Trading in a low-liquidity market carries real costs and risks.
Slippage is the most immediate concern. If you try to sell a large position in a thinly traded token, your sell orders consume the available bids in the order book and push the price down as you fill. For example: imagine a token priced at 1 USDT with only 500 USDT of buy orders within 2% of that price. If you try to sell 2,000 USDT worth at once, you exhaust those orders and the price drops significantly before your full position is closed.
Wide spreads mean you pay more to enter and receive less when you exit, a silent drag on every trade.
Difficulty exiting positions can be especially painful in fast-moving markets. If there aren't enough buyers, you may be forced to accept a much lower price or wait longer than planned to close out.
Price manipulation is easier in thin markets. A relatively small amount of capital can move the price dramatically in either direction, which creates an environment that less experienced traders can find unpredictable.
Trading any asset carries risk. Low-liquidity assets carry additional risks including slippage and sudden price moves. Always consider your risk tolerance before entering a position.
How does Bybit support market liquidity?
Bybit maintains deep order books across a wide range of spot and derivatives markets, supported by an active market maker program that brings professional liquidity providers onto the platform. The result is tighter spreads and more consistent depth across both major and emerging trading pairs.
Because Bybit operates 24/7, traders can access markets at any hour without the liquidity gaps that can appear on platforms with limited operating windows. For traders who prioritize execution quality, especially those managing larger positions, the depth and consistency of a platform's order books matters as much as the breadth of its asset selection.
The bottom line
Market liquidity determines how efficiently prices reflect available information, how quickly traders can act on opportunities and how much slippage erodes returns over time. Whether you're comparing a blue-chip stock to a small-cap altcoin or evaluating one exchange over another, liquidity should be a primary consideration, not an afterthought.

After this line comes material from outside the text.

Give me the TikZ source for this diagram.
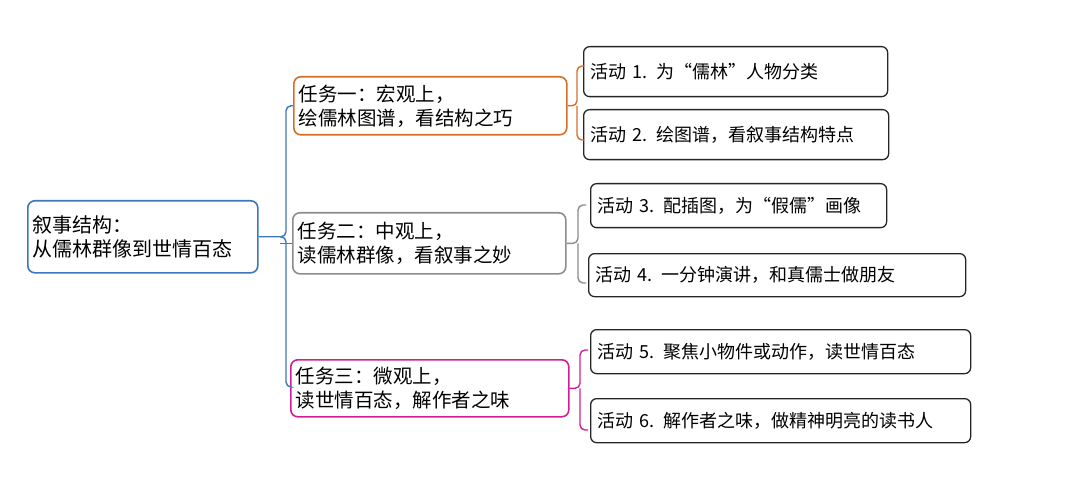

Ready to put that knowledge to work? Explore Bybit's spot and derivatives markets and see the order book depth for yourself.
FAQ
What is the most liquid asset in the world?
Major fiat currencies, particularly those used in international trade and reserve holdings, rank among the most liquid assets globally. The foreign exchange market processes trillions of dollars in volume daily, making currency pairs among the easiest instruments to buy and sell at stable prices. No single asset holds an undisputed title, but cash and major-currency instruments consistently top liquidity rankings.
Is crypto more or less liquid than stocks?
It depends on the specific asset. Major cryptocurrencies like BTC and ETH trade in very liquid markets with deep order books and high daily volume. However, many altcoins are far less liquid than large-cap stocks. As a category, the top stocks on major exchanges tend to have more consistent institutional participation and tighter spreads than all but the largest crypto assets.
How can I check liquidity before trading?
Look at the order book for your target asset on the exchange you plan to use. A deep order book, with substantial volume on both the buy and sell sides close to the current price, signals good liquidity. You can also check the 24-hour trading volume and the bid-ask spread. Wider spreads and thin order books are warning signs.
What is a liquidity provider?
A liquidity provider is a market participant (typically a professional trading firm or market maker) that places continuous buy and sell orders in a market to ensure other traders can execute at any time. By quoting both sides of the market, liquidity providers reduce spreads and improve depth. Exchanges often run formal programs to attract and incentivize these participants.